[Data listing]
------------
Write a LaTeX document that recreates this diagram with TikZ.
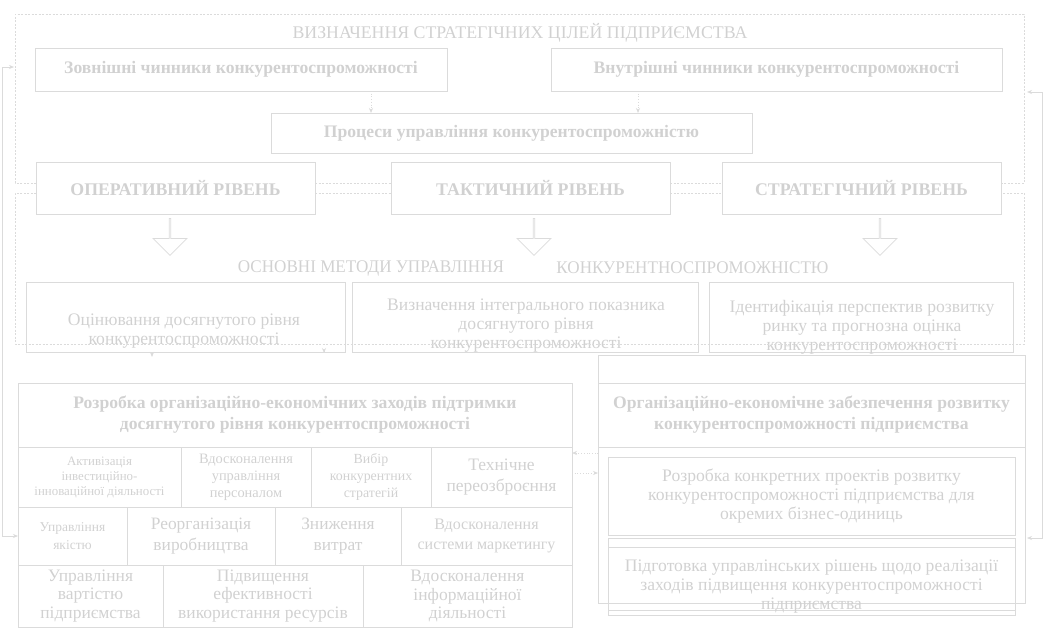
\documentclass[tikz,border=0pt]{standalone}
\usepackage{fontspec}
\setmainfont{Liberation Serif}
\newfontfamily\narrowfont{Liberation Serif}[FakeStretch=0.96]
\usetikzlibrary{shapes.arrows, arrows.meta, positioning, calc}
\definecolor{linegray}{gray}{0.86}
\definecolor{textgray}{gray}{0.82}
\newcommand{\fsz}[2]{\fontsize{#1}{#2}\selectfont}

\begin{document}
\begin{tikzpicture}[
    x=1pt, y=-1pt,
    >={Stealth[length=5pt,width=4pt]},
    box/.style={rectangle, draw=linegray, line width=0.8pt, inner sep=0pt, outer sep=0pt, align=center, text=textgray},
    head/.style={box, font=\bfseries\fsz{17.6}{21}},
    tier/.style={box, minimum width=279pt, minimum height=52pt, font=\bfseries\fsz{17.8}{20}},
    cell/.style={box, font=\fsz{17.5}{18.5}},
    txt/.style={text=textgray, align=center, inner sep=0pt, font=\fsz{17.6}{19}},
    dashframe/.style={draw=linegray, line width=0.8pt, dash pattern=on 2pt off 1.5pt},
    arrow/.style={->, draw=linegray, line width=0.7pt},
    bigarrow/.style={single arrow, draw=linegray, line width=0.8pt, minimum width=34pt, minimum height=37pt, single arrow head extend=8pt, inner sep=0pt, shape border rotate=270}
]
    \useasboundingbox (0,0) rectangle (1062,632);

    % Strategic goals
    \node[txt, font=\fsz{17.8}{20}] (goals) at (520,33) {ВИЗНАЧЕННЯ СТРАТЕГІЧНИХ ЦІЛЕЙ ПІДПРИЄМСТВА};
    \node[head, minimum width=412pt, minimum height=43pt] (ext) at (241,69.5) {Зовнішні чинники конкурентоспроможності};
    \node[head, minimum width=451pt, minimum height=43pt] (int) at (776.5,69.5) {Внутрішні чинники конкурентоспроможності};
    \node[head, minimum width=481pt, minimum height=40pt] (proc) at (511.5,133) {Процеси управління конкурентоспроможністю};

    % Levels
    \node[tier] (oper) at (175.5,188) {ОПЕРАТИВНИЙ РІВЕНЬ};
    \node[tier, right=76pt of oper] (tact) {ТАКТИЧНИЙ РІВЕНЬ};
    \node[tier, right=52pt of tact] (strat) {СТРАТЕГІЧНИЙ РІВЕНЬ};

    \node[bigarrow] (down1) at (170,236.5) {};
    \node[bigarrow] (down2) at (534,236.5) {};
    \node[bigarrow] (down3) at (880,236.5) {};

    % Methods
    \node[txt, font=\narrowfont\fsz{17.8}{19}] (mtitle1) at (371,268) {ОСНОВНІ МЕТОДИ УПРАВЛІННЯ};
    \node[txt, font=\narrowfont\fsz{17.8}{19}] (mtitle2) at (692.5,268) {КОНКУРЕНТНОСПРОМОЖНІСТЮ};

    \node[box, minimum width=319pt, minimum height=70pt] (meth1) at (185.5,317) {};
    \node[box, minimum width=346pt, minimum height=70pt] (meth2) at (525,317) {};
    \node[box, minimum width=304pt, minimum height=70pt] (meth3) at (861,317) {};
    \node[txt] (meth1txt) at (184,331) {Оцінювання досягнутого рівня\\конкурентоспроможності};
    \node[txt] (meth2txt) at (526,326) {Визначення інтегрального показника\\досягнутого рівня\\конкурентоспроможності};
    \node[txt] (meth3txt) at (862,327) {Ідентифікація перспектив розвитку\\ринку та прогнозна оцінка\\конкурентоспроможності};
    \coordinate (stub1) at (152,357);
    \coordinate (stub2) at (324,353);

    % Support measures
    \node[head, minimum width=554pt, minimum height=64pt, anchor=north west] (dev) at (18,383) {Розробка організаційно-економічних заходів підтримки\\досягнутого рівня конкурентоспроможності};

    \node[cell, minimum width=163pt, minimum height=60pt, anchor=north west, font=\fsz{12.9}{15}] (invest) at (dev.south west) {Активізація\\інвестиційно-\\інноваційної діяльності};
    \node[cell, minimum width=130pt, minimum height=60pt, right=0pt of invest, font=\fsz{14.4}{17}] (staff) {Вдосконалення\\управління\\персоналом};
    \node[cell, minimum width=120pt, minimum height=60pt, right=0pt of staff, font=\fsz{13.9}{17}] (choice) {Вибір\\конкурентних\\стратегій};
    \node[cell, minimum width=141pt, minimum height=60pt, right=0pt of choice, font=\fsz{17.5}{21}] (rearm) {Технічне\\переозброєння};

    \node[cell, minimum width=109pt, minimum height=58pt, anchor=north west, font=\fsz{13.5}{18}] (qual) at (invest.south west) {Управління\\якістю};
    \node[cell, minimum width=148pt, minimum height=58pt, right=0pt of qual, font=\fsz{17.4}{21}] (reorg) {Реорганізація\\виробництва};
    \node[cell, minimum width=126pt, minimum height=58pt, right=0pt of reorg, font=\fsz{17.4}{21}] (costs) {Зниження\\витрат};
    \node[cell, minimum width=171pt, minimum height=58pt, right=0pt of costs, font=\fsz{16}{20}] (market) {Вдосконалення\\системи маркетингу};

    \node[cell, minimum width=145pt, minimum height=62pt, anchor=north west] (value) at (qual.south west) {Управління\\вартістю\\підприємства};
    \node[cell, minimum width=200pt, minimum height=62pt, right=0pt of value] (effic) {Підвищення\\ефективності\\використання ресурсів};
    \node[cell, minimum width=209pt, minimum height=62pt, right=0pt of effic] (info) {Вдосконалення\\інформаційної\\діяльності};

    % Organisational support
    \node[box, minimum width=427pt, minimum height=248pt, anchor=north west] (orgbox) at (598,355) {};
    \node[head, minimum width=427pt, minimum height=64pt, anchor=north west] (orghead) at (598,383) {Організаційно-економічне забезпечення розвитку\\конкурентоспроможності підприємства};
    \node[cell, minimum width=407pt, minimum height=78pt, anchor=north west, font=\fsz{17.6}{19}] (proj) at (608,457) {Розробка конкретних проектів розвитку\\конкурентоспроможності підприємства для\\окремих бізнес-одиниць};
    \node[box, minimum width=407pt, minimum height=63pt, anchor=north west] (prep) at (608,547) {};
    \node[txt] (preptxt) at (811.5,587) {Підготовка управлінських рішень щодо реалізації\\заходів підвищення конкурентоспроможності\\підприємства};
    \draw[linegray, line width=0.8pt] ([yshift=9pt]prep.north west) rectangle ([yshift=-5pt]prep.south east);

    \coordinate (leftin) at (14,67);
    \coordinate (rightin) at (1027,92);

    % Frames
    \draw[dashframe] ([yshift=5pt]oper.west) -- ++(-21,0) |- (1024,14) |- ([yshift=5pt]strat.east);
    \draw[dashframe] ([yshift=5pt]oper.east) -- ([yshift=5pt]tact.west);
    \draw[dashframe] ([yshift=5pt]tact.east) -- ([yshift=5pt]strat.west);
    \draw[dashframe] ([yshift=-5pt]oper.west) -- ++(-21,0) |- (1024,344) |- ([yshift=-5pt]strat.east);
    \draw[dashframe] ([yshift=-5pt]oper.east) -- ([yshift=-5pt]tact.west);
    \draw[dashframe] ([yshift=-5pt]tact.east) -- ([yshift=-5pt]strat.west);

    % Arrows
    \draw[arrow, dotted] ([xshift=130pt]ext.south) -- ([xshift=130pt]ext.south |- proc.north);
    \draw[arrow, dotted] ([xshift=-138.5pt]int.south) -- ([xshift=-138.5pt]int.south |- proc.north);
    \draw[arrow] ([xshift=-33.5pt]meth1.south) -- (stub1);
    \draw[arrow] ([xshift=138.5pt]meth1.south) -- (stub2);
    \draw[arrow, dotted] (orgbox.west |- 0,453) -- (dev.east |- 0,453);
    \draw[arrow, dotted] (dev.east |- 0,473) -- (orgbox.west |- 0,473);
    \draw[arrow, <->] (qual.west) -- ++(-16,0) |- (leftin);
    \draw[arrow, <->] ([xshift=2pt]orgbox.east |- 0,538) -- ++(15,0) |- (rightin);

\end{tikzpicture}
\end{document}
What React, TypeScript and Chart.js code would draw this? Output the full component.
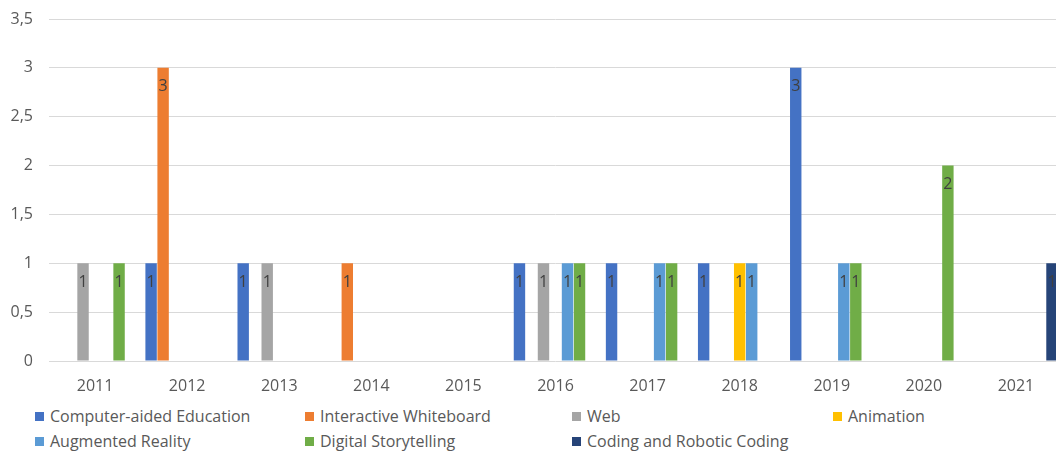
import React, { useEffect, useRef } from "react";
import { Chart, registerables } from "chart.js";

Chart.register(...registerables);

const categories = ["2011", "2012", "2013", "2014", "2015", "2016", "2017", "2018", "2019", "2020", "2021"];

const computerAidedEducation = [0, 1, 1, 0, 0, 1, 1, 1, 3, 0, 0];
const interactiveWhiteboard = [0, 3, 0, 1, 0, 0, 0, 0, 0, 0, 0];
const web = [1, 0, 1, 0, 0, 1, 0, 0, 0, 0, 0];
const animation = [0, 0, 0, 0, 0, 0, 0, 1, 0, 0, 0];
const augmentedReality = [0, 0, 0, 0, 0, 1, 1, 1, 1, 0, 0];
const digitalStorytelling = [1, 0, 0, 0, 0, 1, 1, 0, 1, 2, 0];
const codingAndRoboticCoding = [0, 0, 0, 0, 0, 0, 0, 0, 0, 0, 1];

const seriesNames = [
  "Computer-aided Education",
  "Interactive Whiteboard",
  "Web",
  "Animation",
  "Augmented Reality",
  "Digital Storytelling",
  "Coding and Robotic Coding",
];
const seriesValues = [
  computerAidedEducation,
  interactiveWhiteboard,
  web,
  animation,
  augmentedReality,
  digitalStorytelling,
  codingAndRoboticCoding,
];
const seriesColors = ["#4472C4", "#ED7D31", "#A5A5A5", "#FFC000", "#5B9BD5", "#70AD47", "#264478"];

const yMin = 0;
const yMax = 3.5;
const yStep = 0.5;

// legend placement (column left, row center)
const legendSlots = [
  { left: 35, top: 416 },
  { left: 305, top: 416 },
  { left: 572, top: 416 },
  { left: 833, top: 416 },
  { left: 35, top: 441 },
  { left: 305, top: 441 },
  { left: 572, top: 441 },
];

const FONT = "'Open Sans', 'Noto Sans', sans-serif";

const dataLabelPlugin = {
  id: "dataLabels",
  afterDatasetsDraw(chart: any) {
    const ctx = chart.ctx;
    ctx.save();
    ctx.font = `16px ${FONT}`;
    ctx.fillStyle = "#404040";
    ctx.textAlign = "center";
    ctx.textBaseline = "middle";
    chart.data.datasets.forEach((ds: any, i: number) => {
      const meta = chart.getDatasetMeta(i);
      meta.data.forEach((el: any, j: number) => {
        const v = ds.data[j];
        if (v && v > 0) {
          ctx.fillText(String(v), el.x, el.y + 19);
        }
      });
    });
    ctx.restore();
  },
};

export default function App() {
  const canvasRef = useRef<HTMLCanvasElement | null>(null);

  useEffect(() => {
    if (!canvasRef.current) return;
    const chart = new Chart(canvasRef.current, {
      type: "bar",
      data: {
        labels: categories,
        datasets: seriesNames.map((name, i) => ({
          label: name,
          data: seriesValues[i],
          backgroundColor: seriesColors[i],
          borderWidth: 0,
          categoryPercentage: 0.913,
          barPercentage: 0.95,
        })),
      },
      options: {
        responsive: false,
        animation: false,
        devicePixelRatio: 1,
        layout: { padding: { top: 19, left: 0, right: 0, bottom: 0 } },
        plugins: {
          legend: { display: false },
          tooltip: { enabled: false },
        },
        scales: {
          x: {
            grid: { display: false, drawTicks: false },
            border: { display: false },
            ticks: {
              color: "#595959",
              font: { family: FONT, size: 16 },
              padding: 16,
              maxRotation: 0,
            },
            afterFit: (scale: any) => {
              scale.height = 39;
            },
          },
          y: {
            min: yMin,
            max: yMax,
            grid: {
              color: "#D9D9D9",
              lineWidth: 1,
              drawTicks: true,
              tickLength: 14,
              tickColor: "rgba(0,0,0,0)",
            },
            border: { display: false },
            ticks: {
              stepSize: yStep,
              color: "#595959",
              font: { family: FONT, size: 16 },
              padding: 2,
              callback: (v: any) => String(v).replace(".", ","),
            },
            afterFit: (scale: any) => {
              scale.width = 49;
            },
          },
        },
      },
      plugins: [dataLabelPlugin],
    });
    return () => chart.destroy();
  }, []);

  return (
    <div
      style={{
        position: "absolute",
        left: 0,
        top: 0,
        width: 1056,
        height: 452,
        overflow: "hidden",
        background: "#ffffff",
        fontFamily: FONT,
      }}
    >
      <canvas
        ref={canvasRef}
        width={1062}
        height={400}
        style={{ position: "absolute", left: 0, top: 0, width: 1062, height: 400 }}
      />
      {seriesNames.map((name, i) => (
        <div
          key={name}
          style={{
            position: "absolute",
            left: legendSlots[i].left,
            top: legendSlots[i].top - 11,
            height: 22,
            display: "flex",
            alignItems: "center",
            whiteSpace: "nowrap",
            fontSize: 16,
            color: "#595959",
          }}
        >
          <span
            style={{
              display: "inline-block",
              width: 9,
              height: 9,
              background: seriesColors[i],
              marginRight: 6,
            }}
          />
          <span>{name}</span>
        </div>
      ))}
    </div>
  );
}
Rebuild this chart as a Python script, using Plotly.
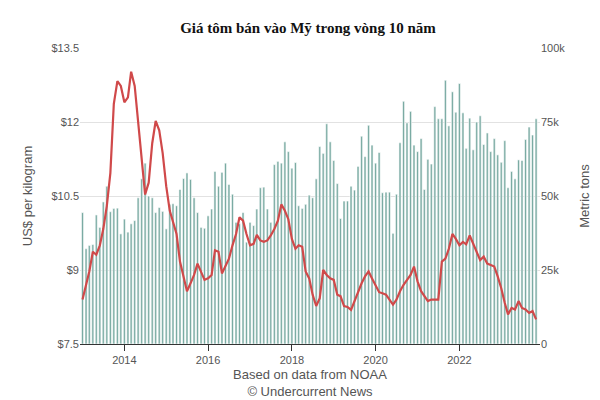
------------
Give only the lines from the one with "What React, TypeScript" to the one with "const canvasRef = useRef<HTMLCanvasElement", both included, again and exactly; leave the images out.

What React, TypeScript and Chart.js code would draw this? Output the full component.
import React, { useEffect, useRef } from "react";
import { Chart, registerables } from "chart.js";

Chart.register(...registerables);

const categories = ["2011", "2012", "2013", "2014", "2015", "2016", "2017", "2018", "2019", "2020", "2021"];

const computerAidedEducation = [0, 1, 1, 0, 0, 1, 1, 1, 3, 0, 0];
const interactiveWhiteboard = [0, 3, 0, 1, 0, 0, 0, 0, 0, 0, 0];
const web = [1, 0, 1, 0, 0, 1, 0, 0, 0, 0, 0];
const animation = [0, 0, 0, 0, 0, 0, 0, 1, 0, 0, 0];
const augmentedReality = [0, 0, 0, 0, 0, 1, 1, 1, 1, 0, 0];
const digitalStorytelling = [1, 0, 0, 0, 0, 1, 1, 0, 1, 2, 0];
const codingAndRoboticCoding = [0, 0, 0, 0, 0, 0, 0, 0, 0, 0, 1];

const seriesNames = [
  "Computer-aided Education",
  "Interactive Whiteboard",
  "Web",
  "Animation",
  "Augmented Reality",
  "Digital Storytelling",
  "Coding and Robotic Coding",
];
const seriesValues = [
  computerAidedEducation,
  interactiveWhiteboard,
  web,
  animation,
  augmentedReality,
  digitalStorytelling,
  codingAndRoboticCoding,
];
const seriesColors = ["#4472C4", "#ED7D31", "#A5A5A5", "#FFC000", "#5B9BD5", "#70AD47", "#264478"];

const yMin = 0;
const yMax = 3.5;
const yStep = 0.5;

// legend placement (column left, row center)
const legendSlots = [
  { left: 35, top: 416 },
  { left: 305, top: 416 },
  { left: 572, top: 416 },
  { left: 833, top: 416 },
  { left: 35, top: 441 },
  { left: 305, top: 441 },
  { left: 572, top: 441 },
];

const FONT = "'Open Sans', 'Noto Sans', sans-serif";

const dataLabelPlugin = {
  id: "dataLabels",
  afterDatasetsDraw(chart: any) {
    const ctx = chart.ctx;
    ctx.save();
    ctx.font = `16px ${FONT}`;
    ctx.fillStyle = "#404040";
    ctx.textAlign = "center";
    ctx.textBaseline = "middle";
    chart.data.datasets.forEach((ds: any, i: number) => {
      const meta = chart.getDatasetMeta(i);
      meta.data.forEach((el: any, j: number) => {
        const v = ds.data[j];
        if (v && v > 0) {
          ctx.fillText(String(v), el.x, el.y + 19);
        }
      });
    });
    ctx.restore();
  },
};

export default function App() {
  const canvasRef = useRef<HTMLCanvasElement | null>(null);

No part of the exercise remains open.